How to get the theta order of a non-homogeneous recurrence of Fibonacci sequence

Question

I'm recently learning recurrence and I'm stuck with how to find the theta order of a non-homogeneous Fibonacci sequence.

Given a Fibonacci sequence $F(N) = F(N-1)+F(N-2)+f(N)$. How can I determine the theta-order of this Fibonacci sequence if $f(N) = 1$? And what about $f(N) = N$?
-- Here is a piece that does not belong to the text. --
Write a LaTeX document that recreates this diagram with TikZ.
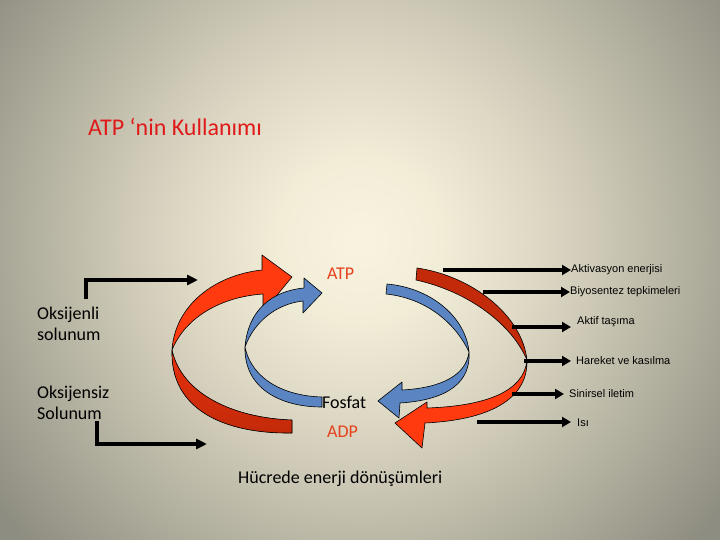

I assume $F(0) = c_0$ and $F(1) = c_1$, and when $f(n) = 1$, I get $F(2) = c_0+c_1+1$, $F(3) = c_0+2 c_1+2$, $F(4) = 2 c_0+3 c_1+4$. And when $f(n) = n$, I get $F(2) = c_0+c_1+2$, $F(3) = c_0+2 c_1+3$, $F(4) = 2 c_0+3 c_1+4$. From these I think maybe there are some relations between $f(N) = N$ and $f(N) = 1$?

Answer 1

Case $f(n) = n$

We have $$F(n) = F(n-1)+F(n-2)+n$$ $$\Longleftrightarrow F(n)+ n + 3 = \left(F(n-1) + (n-1)+3\right)+\left(F(n-2) + (n-2)+3\right)$$ Denote $G(n) = F(n)+n+3$, then $G(n)$ is a Fibonacci sequence with $G(n) = G(n-1)+G(n-2)$. By consequence, $$F(n) = G(n) - n-3 = A\varphi^n + B\varphi^{-n} - n-3$$ with the coefficients $A,B$ defined from the 2 initial values of $F(n)$.

Case $f(n) = 1$

$$F(n) = F(n-1)+F(n-2)+1$$ $$\Longleftrightarrow F(n)+ 1 = \left(F(n-1) +1\right)+\left(F(n-2) +1\right)$$ Denote $H(n) = F(n)+1$, and with same argument as in the case 1, we have $$F(n) = H(n) -1 = A'\varphi^n + B'\varphi^{-n} - 1$$ with the coefficients $A',B'$ defined from the 2 initial values of $F(n)$.

Answer 2

It should not be too difficult to show that the difference equation $$ \phi_{n} = \phi_{n-1} + \phi_{n-2} + f_{n},$$ with the conditions $\phi_{0} = c_{0}$ and $\phi_{1} = c_{1}$, has the solution $$ \phi_{n} = \begin{cases} (c_{0}+1) \, F_{n+1} + (c_{1} - c_{0}) \, F_{n} - 1 & f_{n} = 1 \\ (c_{0}+6) \, F_{n+1} + (c_{1} - c_{0} + 2) \, F_{n} - (n+3) & f_{n} = n \end{cases} $$ where $F_{n}$ is the $n^{th}$ Fibonacci number.